>> BEGIN DATASET ENTRIES
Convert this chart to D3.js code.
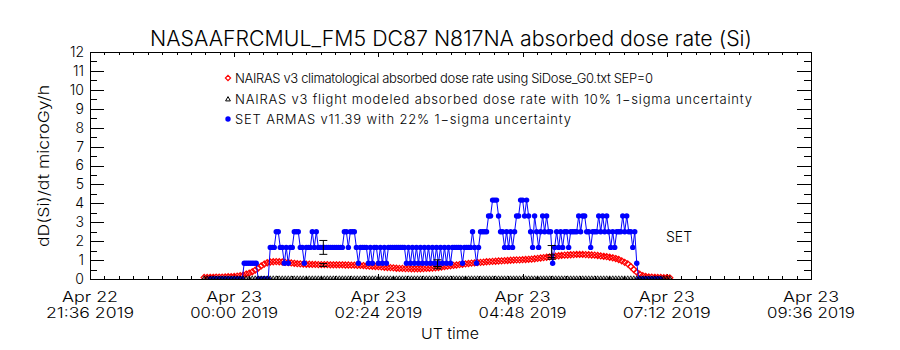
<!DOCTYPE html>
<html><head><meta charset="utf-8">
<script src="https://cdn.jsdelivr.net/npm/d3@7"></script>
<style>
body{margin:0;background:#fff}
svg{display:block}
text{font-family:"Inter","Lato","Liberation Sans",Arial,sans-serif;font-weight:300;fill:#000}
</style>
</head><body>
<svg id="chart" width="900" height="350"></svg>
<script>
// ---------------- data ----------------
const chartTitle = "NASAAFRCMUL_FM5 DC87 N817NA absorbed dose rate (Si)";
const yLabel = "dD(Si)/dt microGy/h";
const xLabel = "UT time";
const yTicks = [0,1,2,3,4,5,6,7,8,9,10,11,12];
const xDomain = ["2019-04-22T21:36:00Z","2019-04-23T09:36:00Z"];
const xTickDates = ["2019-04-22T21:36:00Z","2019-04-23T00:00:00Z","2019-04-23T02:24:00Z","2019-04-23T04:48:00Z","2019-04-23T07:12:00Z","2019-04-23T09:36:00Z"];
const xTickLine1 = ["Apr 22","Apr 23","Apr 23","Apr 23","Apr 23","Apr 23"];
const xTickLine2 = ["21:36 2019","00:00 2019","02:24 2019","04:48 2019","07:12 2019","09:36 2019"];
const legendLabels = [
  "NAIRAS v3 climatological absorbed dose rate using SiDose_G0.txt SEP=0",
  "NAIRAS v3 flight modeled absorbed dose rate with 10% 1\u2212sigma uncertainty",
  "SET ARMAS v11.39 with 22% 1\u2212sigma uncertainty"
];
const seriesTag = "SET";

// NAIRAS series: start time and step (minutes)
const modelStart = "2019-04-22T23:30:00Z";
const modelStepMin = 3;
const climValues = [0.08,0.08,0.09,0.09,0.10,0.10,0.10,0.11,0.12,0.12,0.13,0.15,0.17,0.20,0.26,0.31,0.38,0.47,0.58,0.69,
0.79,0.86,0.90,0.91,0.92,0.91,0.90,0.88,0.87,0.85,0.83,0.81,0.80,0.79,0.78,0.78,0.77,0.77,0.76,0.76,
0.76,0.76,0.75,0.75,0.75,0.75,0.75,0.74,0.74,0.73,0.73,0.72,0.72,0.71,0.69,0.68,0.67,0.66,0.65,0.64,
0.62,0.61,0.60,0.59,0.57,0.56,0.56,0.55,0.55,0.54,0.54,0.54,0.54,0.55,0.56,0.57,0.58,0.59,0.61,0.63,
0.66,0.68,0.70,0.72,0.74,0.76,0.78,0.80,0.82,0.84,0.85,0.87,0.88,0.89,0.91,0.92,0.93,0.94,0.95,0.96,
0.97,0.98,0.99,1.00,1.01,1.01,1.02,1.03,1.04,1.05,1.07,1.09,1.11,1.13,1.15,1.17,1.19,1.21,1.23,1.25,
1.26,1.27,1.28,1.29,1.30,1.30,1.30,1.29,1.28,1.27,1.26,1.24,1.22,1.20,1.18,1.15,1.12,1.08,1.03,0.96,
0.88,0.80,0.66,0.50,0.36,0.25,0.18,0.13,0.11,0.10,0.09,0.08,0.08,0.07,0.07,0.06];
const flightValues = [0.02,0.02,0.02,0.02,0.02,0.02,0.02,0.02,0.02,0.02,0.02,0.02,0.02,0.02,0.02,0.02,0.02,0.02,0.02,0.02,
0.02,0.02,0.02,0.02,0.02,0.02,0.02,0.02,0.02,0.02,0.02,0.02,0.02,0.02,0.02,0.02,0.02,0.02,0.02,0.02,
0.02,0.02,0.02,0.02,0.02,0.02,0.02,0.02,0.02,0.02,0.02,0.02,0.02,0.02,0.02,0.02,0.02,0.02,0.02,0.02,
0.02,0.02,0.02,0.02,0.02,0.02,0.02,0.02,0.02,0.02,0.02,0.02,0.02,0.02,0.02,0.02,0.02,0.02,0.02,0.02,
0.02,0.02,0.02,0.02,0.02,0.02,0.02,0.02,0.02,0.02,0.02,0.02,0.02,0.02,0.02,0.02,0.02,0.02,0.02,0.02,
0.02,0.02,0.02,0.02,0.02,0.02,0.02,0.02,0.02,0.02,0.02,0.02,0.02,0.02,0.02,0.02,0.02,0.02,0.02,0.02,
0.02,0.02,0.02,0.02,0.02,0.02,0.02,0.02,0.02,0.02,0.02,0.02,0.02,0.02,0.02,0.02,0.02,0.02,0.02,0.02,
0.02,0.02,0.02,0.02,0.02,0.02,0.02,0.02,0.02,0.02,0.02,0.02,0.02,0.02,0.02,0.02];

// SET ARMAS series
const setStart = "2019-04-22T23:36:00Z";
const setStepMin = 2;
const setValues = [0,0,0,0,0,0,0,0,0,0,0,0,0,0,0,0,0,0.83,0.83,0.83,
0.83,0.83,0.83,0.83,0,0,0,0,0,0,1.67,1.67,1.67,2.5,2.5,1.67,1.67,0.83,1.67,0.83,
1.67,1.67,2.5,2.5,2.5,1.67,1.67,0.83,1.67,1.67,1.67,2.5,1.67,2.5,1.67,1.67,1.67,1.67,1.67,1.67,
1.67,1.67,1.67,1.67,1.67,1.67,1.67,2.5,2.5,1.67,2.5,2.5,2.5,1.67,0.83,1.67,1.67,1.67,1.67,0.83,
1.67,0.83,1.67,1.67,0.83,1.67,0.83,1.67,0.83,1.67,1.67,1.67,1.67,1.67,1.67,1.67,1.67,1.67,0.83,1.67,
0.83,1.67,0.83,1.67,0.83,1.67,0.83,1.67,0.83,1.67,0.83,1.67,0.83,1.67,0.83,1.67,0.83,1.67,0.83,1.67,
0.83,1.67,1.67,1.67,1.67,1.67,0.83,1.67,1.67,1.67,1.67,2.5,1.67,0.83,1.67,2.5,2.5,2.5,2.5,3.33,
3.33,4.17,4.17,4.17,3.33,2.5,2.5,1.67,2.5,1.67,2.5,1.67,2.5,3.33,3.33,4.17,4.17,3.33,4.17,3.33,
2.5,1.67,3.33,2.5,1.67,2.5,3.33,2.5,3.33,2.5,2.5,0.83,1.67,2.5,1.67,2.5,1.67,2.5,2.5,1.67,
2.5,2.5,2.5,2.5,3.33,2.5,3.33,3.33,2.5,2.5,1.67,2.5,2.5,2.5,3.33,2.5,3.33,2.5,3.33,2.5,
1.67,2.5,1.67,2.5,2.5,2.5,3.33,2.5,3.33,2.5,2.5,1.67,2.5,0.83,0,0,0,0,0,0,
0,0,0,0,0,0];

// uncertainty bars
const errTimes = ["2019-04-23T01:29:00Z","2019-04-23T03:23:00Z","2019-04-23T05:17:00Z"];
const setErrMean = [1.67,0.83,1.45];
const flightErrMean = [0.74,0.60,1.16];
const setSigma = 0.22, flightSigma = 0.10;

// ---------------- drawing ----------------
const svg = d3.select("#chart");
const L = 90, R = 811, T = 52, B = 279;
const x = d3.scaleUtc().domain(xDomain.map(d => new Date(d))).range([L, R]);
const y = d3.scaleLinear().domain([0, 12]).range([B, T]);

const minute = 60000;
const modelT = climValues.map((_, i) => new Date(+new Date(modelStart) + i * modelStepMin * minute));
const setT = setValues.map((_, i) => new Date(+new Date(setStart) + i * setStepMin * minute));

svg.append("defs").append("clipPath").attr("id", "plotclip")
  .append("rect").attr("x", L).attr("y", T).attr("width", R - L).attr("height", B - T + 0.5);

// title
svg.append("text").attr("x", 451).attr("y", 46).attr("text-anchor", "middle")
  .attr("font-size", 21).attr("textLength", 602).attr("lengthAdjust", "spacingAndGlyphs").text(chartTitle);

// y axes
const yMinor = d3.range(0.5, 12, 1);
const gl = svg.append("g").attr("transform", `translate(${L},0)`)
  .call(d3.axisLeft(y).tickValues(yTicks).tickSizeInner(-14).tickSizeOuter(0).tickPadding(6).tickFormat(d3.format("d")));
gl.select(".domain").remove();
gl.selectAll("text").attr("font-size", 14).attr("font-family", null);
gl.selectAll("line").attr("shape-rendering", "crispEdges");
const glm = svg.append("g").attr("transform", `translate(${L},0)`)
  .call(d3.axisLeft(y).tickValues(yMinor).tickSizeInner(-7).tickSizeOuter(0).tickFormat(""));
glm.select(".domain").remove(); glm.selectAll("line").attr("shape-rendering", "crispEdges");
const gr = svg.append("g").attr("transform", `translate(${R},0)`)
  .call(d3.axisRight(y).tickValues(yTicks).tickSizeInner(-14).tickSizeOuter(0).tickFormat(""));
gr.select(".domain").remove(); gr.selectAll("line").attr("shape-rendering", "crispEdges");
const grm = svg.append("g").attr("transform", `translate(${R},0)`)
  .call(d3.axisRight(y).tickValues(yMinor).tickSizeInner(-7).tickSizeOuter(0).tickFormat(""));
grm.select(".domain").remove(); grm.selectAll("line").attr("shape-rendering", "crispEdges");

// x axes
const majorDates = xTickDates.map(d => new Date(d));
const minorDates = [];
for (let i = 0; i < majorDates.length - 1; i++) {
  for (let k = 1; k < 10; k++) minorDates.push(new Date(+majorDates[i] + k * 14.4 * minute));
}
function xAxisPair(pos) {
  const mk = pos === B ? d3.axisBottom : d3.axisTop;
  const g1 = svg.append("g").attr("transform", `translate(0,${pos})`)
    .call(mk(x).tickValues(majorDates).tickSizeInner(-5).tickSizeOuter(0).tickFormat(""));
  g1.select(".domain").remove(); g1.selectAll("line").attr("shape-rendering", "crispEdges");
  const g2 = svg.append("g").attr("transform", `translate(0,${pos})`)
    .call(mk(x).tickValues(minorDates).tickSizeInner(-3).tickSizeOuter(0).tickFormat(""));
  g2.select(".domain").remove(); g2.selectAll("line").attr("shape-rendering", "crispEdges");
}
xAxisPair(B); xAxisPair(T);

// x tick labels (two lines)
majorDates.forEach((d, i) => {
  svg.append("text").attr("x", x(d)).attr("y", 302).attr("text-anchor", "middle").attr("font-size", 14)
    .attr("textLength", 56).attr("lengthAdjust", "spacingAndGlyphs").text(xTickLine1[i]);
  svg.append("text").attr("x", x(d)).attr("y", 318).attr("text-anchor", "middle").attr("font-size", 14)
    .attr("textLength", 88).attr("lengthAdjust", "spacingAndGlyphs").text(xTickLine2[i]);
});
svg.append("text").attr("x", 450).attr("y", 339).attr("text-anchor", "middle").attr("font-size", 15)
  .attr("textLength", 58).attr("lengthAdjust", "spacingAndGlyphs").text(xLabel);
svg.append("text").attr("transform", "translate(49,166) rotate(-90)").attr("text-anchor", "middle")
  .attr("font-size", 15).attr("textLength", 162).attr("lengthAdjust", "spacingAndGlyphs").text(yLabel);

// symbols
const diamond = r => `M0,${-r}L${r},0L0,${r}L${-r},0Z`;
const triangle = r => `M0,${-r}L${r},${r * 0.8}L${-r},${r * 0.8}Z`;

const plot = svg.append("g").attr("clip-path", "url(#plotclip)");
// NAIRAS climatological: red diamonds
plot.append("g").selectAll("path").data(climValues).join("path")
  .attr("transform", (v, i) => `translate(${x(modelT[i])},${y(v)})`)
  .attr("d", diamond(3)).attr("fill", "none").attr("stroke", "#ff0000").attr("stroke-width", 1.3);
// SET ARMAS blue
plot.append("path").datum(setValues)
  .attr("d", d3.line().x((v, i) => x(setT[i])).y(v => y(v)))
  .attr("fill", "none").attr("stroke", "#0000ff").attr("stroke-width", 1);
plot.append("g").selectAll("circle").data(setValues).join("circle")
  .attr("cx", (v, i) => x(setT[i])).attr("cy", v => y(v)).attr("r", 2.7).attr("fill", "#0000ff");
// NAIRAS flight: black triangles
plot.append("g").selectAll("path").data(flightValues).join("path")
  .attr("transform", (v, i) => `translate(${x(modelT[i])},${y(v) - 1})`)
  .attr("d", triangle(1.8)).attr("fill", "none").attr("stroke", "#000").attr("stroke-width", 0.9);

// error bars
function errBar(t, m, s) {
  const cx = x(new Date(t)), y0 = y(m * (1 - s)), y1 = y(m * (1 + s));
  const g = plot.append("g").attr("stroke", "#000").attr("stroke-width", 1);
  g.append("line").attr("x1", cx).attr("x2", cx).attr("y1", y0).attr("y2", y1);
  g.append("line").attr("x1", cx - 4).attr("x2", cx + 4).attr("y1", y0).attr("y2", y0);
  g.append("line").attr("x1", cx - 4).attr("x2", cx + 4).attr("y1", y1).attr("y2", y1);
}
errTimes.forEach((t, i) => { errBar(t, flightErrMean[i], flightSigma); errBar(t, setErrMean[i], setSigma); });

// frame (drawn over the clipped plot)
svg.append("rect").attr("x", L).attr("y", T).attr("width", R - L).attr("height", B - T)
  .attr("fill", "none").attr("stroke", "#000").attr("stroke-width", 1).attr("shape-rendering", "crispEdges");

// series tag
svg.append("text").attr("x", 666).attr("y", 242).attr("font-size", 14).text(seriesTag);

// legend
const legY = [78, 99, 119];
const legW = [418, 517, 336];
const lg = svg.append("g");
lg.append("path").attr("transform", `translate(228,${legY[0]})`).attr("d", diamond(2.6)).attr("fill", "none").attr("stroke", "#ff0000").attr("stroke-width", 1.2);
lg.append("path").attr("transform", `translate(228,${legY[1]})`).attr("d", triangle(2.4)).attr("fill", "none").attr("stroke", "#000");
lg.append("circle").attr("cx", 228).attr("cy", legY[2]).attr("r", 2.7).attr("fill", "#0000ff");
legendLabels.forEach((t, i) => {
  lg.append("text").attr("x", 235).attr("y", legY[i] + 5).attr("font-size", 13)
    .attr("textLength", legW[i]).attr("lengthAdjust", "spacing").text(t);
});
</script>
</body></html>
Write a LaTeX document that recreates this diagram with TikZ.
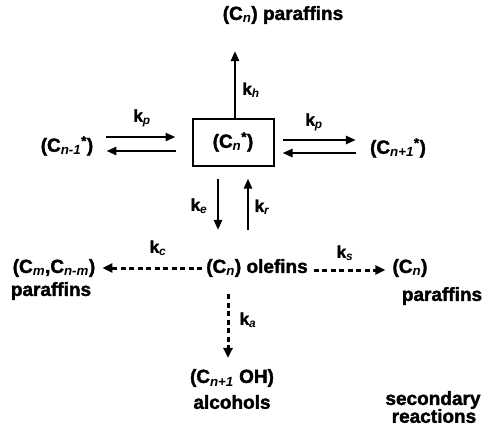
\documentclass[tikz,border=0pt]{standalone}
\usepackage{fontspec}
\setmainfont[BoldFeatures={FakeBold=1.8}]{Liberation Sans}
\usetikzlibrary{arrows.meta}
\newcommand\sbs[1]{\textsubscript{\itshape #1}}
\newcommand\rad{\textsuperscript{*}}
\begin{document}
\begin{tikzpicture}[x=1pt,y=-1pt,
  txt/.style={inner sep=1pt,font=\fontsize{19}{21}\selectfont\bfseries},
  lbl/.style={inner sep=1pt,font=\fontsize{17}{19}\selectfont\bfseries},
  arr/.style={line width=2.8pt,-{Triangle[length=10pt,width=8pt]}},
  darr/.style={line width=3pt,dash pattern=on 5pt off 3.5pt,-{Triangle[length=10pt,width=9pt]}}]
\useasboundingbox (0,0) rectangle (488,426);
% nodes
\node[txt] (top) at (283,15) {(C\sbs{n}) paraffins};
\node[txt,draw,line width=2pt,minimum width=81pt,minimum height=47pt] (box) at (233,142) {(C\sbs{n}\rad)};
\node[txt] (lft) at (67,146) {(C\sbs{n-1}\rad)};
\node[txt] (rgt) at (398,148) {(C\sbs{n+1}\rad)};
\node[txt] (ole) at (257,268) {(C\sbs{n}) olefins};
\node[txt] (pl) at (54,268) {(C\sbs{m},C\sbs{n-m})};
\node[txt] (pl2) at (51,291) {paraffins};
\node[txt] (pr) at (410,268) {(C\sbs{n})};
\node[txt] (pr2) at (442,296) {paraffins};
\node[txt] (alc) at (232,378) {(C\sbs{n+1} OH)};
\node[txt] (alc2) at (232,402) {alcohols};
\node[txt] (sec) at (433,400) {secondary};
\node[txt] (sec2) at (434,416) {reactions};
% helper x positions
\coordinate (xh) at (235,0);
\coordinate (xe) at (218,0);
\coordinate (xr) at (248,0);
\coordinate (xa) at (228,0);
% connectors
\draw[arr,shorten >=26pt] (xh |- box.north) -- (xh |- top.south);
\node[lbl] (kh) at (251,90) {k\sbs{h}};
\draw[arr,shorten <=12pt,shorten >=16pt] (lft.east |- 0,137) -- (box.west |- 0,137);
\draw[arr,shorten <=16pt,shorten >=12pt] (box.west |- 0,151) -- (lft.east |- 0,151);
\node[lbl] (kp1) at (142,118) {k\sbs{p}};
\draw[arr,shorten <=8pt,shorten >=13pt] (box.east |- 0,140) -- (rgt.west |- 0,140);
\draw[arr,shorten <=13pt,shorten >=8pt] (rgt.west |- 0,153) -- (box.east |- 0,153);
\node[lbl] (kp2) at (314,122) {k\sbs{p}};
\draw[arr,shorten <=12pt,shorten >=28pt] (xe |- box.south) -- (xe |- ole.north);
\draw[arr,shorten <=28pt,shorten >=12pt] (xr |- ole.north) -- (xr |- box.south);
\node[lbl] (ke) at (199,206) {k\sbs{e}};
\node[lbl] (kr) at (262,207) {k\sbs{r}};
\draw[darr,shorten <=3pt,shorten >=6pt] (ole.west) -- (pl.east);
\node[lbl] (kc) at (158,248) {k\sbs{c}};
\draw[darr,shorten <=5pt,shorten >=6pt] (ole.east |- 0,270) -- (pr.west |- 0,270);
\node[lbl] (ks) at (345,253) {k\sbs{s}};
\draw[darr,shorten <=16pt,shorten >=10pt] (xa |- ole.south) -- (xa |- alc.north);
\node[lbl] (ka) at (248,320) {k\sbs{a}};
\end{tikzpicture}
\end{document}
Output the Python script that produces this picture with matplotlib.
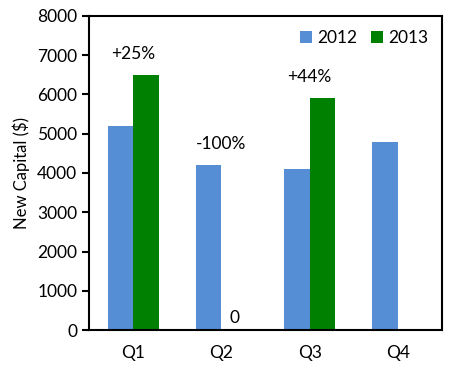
>> END DATASET ENTRIES
▸ EXERCISE PROMPT:
Locate all lines holding the word "with", then copy them out.

▸ SOLUTION FOR THIS TASK:
  "NAIRAS v3 flight modeled absorbed dose rate with 10% 1\u2212sigma uncertainty",
  "SET ARMAS v11.39 with 22% 1\u2212sigma uncertainty"
Write a LaTeX document that recreates this diagram with TikZ.
Output the Python script that produces this picture with matplotlib.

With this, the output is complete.